Task objective |
With the images removed, repeat the data below exactly.

________

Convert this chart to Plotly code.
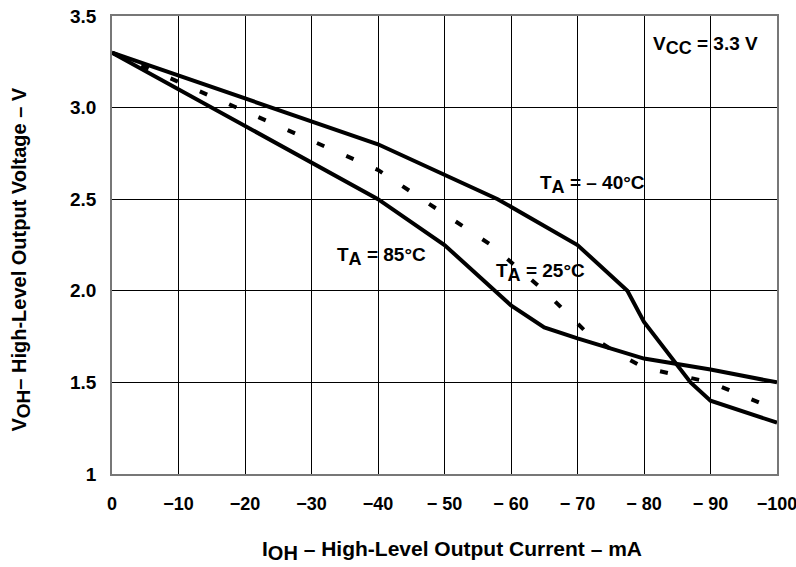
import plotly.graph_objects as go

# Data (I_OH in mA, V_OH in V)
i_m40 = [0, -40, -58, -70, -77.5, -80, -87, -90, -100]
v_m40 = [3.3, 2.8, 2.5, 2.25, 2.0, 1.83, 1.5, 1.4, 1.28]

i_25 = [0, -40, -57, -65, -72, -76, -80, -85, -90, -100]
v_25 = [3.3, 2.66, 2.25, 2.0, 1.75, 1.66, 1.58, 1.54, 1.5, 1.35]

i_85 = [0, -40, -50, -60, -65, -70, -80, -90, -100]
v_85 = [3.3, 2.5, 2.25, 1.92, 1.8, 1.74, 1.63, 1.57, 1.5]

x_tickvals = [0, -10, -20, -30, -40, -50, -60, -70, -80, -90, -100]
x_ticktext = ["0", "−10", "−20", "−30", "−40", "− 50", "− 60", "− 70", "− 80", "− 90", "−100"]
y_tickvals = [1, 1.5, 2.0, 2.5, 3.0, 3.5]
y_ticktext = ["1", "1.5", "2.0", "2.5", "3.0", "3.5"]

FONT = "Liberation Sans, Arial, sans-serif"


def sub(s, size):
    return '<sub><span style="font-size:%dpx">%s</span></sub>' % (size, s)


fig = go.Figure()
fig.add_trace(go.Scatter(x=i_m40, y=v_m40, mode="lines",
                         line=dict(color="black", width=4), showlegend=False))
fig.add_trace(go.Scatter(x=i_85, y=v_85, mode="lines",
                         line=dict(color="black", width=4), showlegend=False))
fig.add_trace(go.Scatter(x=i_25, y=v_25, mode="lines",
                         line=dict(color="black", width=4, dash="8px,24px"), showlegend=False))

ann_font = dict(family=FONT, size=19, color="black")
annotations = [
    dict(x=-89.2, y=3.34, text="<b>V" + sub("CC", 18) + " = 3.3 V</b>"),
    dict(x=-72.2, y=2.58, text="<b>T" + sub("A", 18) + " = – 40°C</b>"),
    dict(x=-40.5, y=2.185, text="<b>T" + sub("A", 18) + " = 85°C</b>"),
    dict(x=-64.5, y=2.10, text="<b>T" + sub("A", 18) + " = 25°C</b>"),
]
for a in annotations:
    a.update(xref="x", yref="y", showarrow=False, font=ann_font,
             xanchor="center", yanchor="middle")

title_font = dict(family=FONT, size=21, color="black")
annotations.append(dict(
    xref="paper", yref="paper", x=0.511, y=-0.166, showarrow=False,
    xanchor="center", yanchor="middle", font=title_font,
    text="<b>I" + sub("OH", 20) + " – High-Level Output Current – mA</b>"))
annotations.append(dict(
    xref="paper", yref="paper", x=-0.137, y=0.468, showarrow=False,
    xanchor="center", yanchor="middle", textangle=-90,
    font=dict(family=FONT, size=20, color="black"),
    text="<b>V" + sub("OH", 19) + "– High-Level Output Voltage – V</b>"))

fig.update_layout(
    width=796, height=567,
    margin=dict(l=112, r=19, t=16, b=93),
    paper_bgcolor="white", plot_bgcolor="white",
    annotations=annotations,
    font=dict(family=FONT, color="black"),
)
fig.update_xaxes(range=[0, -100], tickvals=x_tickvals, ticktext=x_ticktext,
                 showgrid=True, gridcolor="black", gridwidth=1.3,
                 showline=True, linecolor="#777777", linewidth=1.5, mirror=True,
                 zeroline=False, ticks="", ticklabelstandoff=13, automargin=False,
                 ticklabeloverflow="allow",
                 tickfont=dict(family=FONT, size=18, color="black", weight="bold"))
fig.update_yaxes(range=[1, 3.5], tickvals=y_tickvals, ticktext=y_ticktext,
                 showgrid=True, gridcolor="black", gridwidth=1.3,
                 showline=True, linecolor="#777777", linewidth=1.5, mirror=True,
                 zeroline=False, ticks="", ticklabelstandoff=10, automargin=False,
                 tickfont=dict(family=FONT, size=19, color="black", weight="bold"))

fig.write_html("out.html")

________

Correct result |
Convert this chart to Plotly code.
import plotly.graph_objects as go

# Data (I_OH in mA, V_OH in V)
i_m40 = [0, -40, -58, -70, -77.5, -80, -87, -90, -100]
v_m40 = [3.3, 2.8, 2.5, 2.25, 2.0, 1.83, 1.5, 1.4, 1.28]

i_25 = [0, -40, -57, -65, -72, -76, -80, -85, -90, -100]
v_25 = [3.3, 2.66, 2.25, 2.0, 1.75, 1.66, 1.58, 1.54, 1.5, 1.35]

i_85 = [0, -40, -50, -60, -65, -70, -80, -90, -100]
v_85 = [3.3, 2.5, 2.25, 1.92, 1.8, 1.74, 1.63, 1.57, 1.5]

x_tickvals = [0, -10, -20, -30, -40, -50, -60, -70, -80, -90, -100]
x_ticktext = ["0", "−10", "−20", "−30", "−40", "− 50", "− 60", "− 70", "− 80", "− 90", "−100"]
y_tickvals = [1, 1.5, 2.0, 2.5, 3.0, 3.5]
y_ticktext = ["1", "1.5", "2.0", "2.5", "3.0", "3.5"]

FONT = "Liberation Sans, Arial, sans-serif"


def sub(s, size):
    return '<sub><span style="font-size:%dpx">%s</span></sub>' % (size, s)


fig = go.Figure()
fig.add_trace(go.Scatter(x=i_m40, y=v_m40, mode="lines",
                         line=dict(color="black", width=4), showlegend=False))
fig.add_trace(go.Scatter(x=i_85, y=v_85, mode="lines",
                         line=dict(color="black", width=4), showlegend=False))
fig.add_trace(go.Scatter(x=i_25, y=v_25, mode="lines",
                         line=dict(color="black", width=4, dash="8px,24px"), showlegend=False))

ann_font = dict(family=FONT, size=19, color="black")
annotations = [
    dict(x=-89.2, y=3.34, text="<b>V" + sub("CC", 18) + " = 3.3 V</b>"),
    dict(x=-72.2, y=2.58, text="<b>T" + sub("A", 18) + " = – 40°C</b>"),
    dict(x=-40.5, y=2.185, text="<b>T" + sub("A", 18) + " = 85°C</b>"),
    dict(x=-64.5, y=2.10, text="<b>T" + sub("A", 18) + " = 25°C</b>"),
]
for a in annotations:
    a.update(xref="x", yref="y", showarrow=False, font=ann_font,
             xanchor="center", yanchor="middle")

title_font = dict(family=FONT, size=21, color="black")
annotations.append(dict(
    xref="paper", yref="paper", x=0.511, y=-0.166, showarrow=False,
    xanchor="center", yanchor="middle", font=title_font,
    text="<b>I" + sub("OH", 20) + " – High-Level Output Current – mA</b>"))
annotations.append(dict(
    xref="paper", yref="paper", x=-0.137, y=0.468, showarrow=False,
    xanchor="center", yanchor="middle", textangle=-90,
    font=dict(family=FONT, size=20, color="black"),
    text="<b>V" + sub("OH", 19) + "– High-Level Output Voltage – V</b>"))

fig.update_layout(
    width=796, height=567,
    margin=dict(l=112, r=19, t=16, b=93),
    paper_bgcolor="white", plot_bgcolor="white",
    annotations=annotations,
    font=dict(family=FONT, color="black"),
)
fig.update_xaxes(range=[0, -100], tickvals=x_tickvals, ticktext=x_ticktext,
                 showgrid=True, gridcolor="black", gridwidth=1.3,
                 showline=True, linecolor="#777777", linewidth=1.5, mirror=True,
                 zeroline=False, ticks="", ticklabelstandoff=13, automargin=False,
                 ticklabeloverflow="allow",
                 tickfont=dict(family=FONT, size=18, color="black", weight="bold"))
fig.update_yaxes(range=[1, 3.5], tickvals=y_tickvals, ticktext=y_ticktext,
                 showgrid=True, gridcolor="black", gridwidth=1.3,
                 showline=True, linecolor="#777777", linewidth=1.5, mirror=True,
                 zeroline=False, ticks="", ticklabelstandoff=10, automargin=False,
                 tickfont=dict(family=FONT, size=19, color="black", weight="bold"))

fig.write_html("out.html")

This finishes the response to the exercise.